* Stated problem:
Take the lines from the head of the listing through the one bearing "import plotly.graph_objects as go" and copy them exactly, leaving every picture out.

(Plotting code records)
□ □ □ □ □
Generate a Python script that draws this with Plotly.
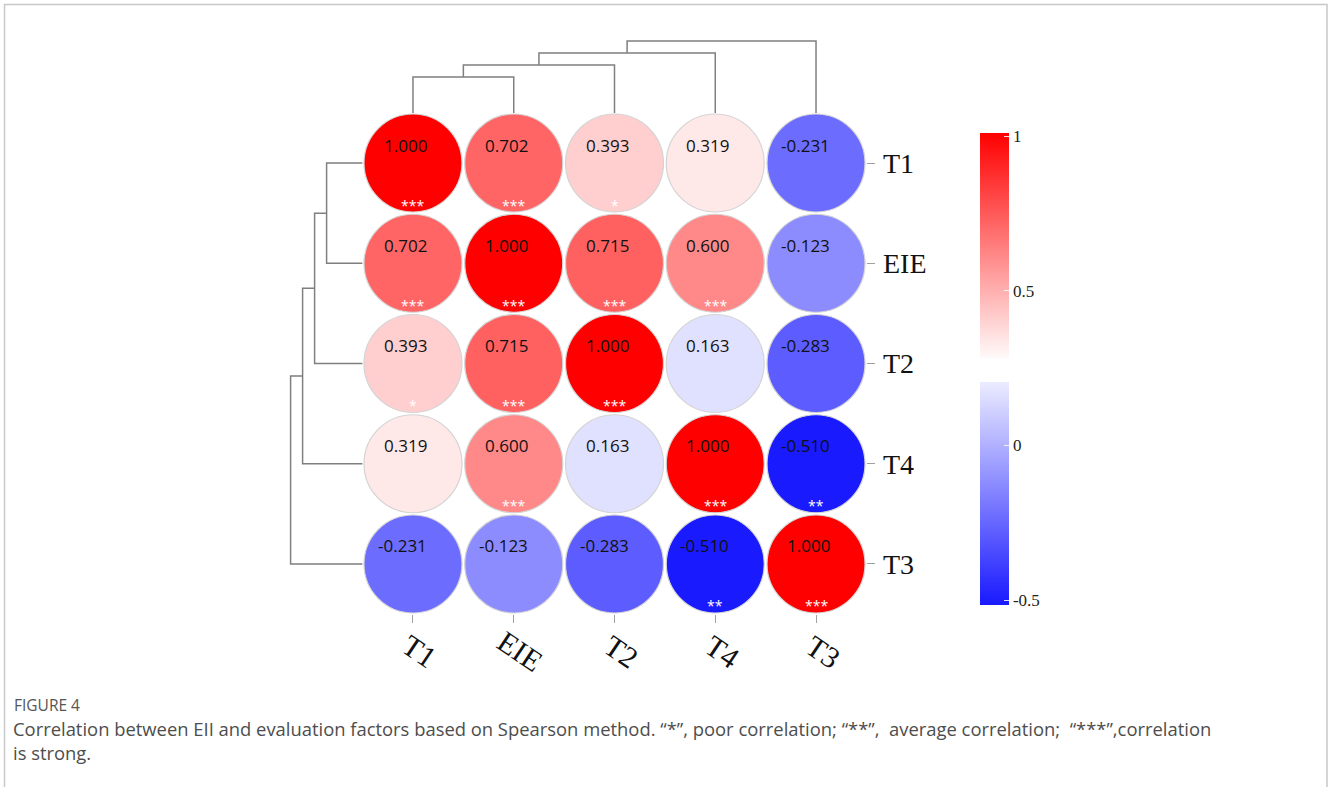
import plotly.graph_objects as go

# ---------------- data ----------------
labels = ["T1", "EIE", "T2", "T4", "T3"]
corr = [
    [1.000, 0.702, 0.393, 0.319, -0.231],
    [0.702, 1.000, 0.715, 0.600, -0.123],
    [0.393, 0.715, 1.000, 0.163, -0.283],
    [0.319, 0.600, 0.163, 1.000, -0.510],
    [-0.231, -0.123, -0.283, -0.510, 1.000],
]
stars = [
    ["***", "***", "*", "", ""],
    ["***", "***", "***", "***", ""],
    ["*", "***", "***", "", ""],
    ["", "***", "", "***", "**"],
    ["", "", "", "**", "***"],
]
# hierarchical clustering (scipy-like linkage: ids >= 5 are merged clusters)
link_pairs = [(0, 1), (5, 2), (6, 3), (7, 4)]
link_heights = [0.36, 0.48, 0.60, 0.72]
cbar_top_ticks = [0.5, 1]
cbar_top_text = ["0.5", "1"]
cbar_bot_ticks = [-0.5, 0]
cbar_bot_text = ["-0.5", "0"]
caption_title = "FIGURE 4"
caption_text = ("Correlation between EII and evaluation factors based on Spearson method. "
                "\u201c*\u201d, poor correlation; \u201c**\u201d,  average correlation;  "
                "\u201c***\u201d,correlation<br>is strong.")

# ---------------- layout helpers ----------------
W, H = 1328, 787
def px_x(p):
    return p / W
def px_y(p):
    return 1 - p / H

X0, X1 = 362.6, 866.4      # main grid left/right
Y0, Y1 = 112.9, 614.1      # main grid top/bottom

CMIN, CMAX = -0.6, 1.0
colorscale = [
    [0.0, "rgb(0,0,255)"],
    [(0.205 - CMIN) / (CMAX - CMIN), "rgb(236,236,255)"],
    [(0.25 - CMIN) / (CMAX - CMIN), "rgb(255,255,255)"],
    [1.0, "rgb(255,0,0)"],
]

n = len(labels)
xs, ys, vals = [], [], []
for i in range(n):
    for j in range(n):
        xs.append(j)
        ys.append(i)
        vals.append(corr[i][j])

fig = go.Figure()

# circles
fig.add_trace(go.Scatter(
    x=xs, y=ys, mode="markers",
    marker=dict(size=98, color=vals, colorscale=colorscale, cmin=CMIN, cmax=CMAX,
                line=dict(color="#d4d4d4", width=1.2), opacity=1),
    hoverinfo="skip", showlegend=False, cliponaxis=False,
    xaxis="x", yaxis="y",
))

# colorbars (two segments)
fig.add_trace(go.Scatter(
    x=[0], y=[0], mode="markers", showlegend=False, hoverinfo="skip",
    marker=dict(size=1, opacity=0, color=[1.0], cmin=0.282, cmax=1.01,
                colorscale=[[0, "rgb(255,250,250)"], [1, "rgb(255,0,0)"]],
                showscale=True,
                colorbar=dict(
                    x=px_x(980), xanchor="left", xpad=0, ypad=0,
                    y=px_y(358), yanchor="bottom",
                    len=225, lenmode="pixels", thickness=29,
                    outlinewidth=0, ticks="inside", ticklen=5,
                    tickcolor="rgba(255,255,255,0.85)",
                    tickvals=cbar_top_ticks, ticktext=cbar_top_text,
                    tickfont=dict(family="Liberation Serif", size=17, color="#222"),
                )),
))
fig.add_trace(go.Scatter(
    x=[0], y=[0], mode="markers", showlegend=False, hoverinfo="skip",
    marker=dict(size=1, opacity=0, color=[0.0], cmin=-0.516, cmax=0.205,
                colorscale=[[0, "rgb(25,25,255)"], [1, "rgb(236,236,255)"]],
                showscale=True,
                colorbar=dict(
                    x=px_x(980), xanchor="left", xpad=0, ypad=0,
                    y=px_y(605), yanchor="bottom",
                    len=223, lenmode="pixels", thickness=29,
                    outlinewidth=0, ticks="inside", ticklen=5,
                    tickcolor="rgba(255,255,255,0.85)",
                    tickvals=cbar_bot_ticks, ticktext=cbar_bot_text,
                    tickfont=dict(family="Liberation Serif", size=17, color="#222"),
                )),
))

# dendrograms
pos = {k: float(k) for k in range(n)}
hgt = {k: 0.0 for k in range(n)}
top_x, top_y, left_x, left_y = [], [], [], []
for m, ((a, b), h) in enumerate(zip(link_pairs, link_heights)):
    xa, xb = pos[a], pos[b]
    ha, hb = hgt[a], hgt[b]
    top_x += [xa, xa, xb, xb, None]
    top_y += [ha, h, h, hb, None]
    left_x += [ha, h, h, hb, None]
    left_y += [xa, xa, xb, xb, None]
    nid = n + m
    pos[nid] = (xa + xb) / 2
    hgt[nid] = h

fig.add_trace(go.Scatter(x=top_x, y=top_y, mode="lines",
                         line=dict(color="#7f7f7f", width=1.5),
                         hoverinfo="skip", showlegend=False,
                         xaxis="x2", yaxis="y2", cliponaxis=False))
fig.add_trace(go.Scatter(x=left_x, y=left_y, mode="lines",
                         line=dict(color="#7f7f7f", width=1.5),
                         hoverinfo="skip", showlegend=False,
                         xaxis="x3", yaxis="y3", cliponaxis=False))

annotations = []
for i in range(n):
    for j in range(n):
        annotations.append(dict(
            x=j, y=i, xref="x", yref="y", text=f"{corr[i][j]:.3f}",
            showarrow=False, xanchor="right", yanchor="middle",
            xshift=16, yshift=18,
            font=dict(family="Open Sans", size=17, color="#111"),
        ))
        if stars[i][j]:
            annotations.append(dict(
                x=j, y=i, xref="x", yref="y", text=stars[i][j],
                showarrow=False, xanchor="center", yanchor="middle",
                yshift=-42,
                font=dict(family="Open Sans", size=14, color="white"),
            ))
# bottom rotated labels
for j, lab in enumerate(labels):
    annotations.append(dict(
        x=j, y=px_y(651), xref="x", yref="paper", text=lab,
        showarrow=False, textangle=34, xshift=7,
        xanchor="center", yanchor="middle",
        font=dict(family="Liberation Serif", size=30, color="#111"),
    ))
annotations.append(dict(
    x=px_x(12), y=px_y(705), xref="paper", yref="paper", text=caption_title,
    showarrow=False, xanchor="left", yanchor="middle",
    font=dict(family="Open Sans", size=15.5, color="#555"),
))
annotations.append(dict(
    x=px_x(11), y=px_y(714), xref="paper", yref="paper", text=caption_text,
    showarrow=False, xanchor="left", yanchor="top", align="left",
    font=dict(family="Open Sans", size=18.4, color="#4d4d4d"),
))

fig.update_layout(
    width=W, height=H,
    margin=dict(l=0, r=0, t=0, b=0),
    paper_bgcolor="white", plot_bgcolor="rgba(0,0,0,0)",
    showlegend=False,
    xaxis=dict(domain=[px_x(X0), px_x(X1)], range=[-0.5, n - 0.5],
               tickvals=list(range(n)), showticklabels=False,
               ticks="outside", ticklen=8, tickcolor="#a0a0a0", tickwidth=1.2,
               showgrid=False, zeroline=False, showline=False, fixedrange=True),
    yaxis=dict(domain=[px_y(Y1), px_y(Y0)], range=[n - 0.5, -0.5],
               tickvals=list(range(n)), ticktext=labels, side="right",
               ticks="outside", ticklen=8, tickcolor="#a0a0a0", tickwidth=1.2,
               ticklabelstandoff=2,
               tickfont=dict(family="Liberation Serif", size=28, color="#111"),
               showgrid=False, zeroline=False, showline=False, fixedrange=True),
    xaxis2=dict(domain=[px_x(X0), px_x(X1)], range=[-0.5, n - 0.5],
                visible=False, fixedrange=True),
    yaxis2=dict(domain=[px_y(Y0), px_y(Y0 - 80)], range=[0, 0.8],
                visible=False, fixedrange=True, anchor="x2"),
    xaxis3=dict(domain=[px_x(X0 - 80), px_x(X0)], range=[0.8, 0],
                visible=False, fixedrange=True, anchor="y3"),
    yaxis3=dict(domain=[px_y(Y1), px_y(Y0)], range=[n - 0.5, -0.5],
                visible=False, fixedrange=True, anchor="x3"),
    annotations=annotations,
    shapes=[dict(type="rect", xref="paper", yref="paper",
                 x0=px_x(4.5), x1=px_x(1327), y0=-0.05, y1=px_y(4.5),
                 line=dict(color="#c8c8c8", width=1.5), fillcolor="rgba(0,0,0,0)")],
)
fig.data[3].update(xaxis="x2", yaxis="y2")
fig.data[4].update(xaxis="x3", yaxis="y3")

fig.write_html("out.html", config={"displayModeBar": False},
               post_script="document.body.style.margin='0';document.body.style.overflow='hidden';")
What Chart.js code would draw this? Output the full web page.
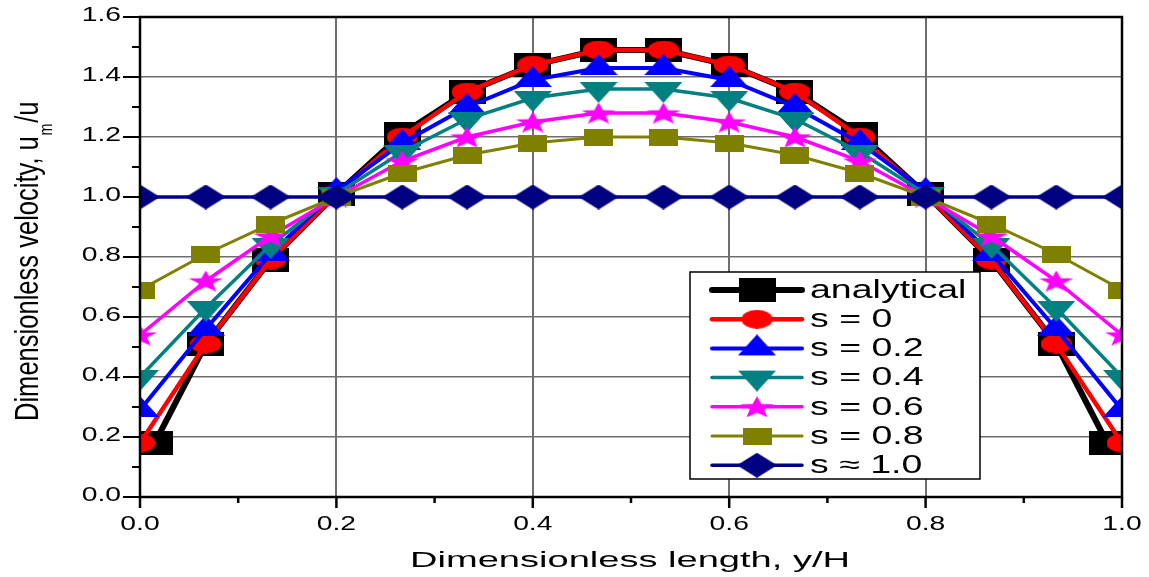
□ □ □ □ □
* Solution for this problem:
Generate a Python script that draws this with Plotly.
import plotly.graph_objects as go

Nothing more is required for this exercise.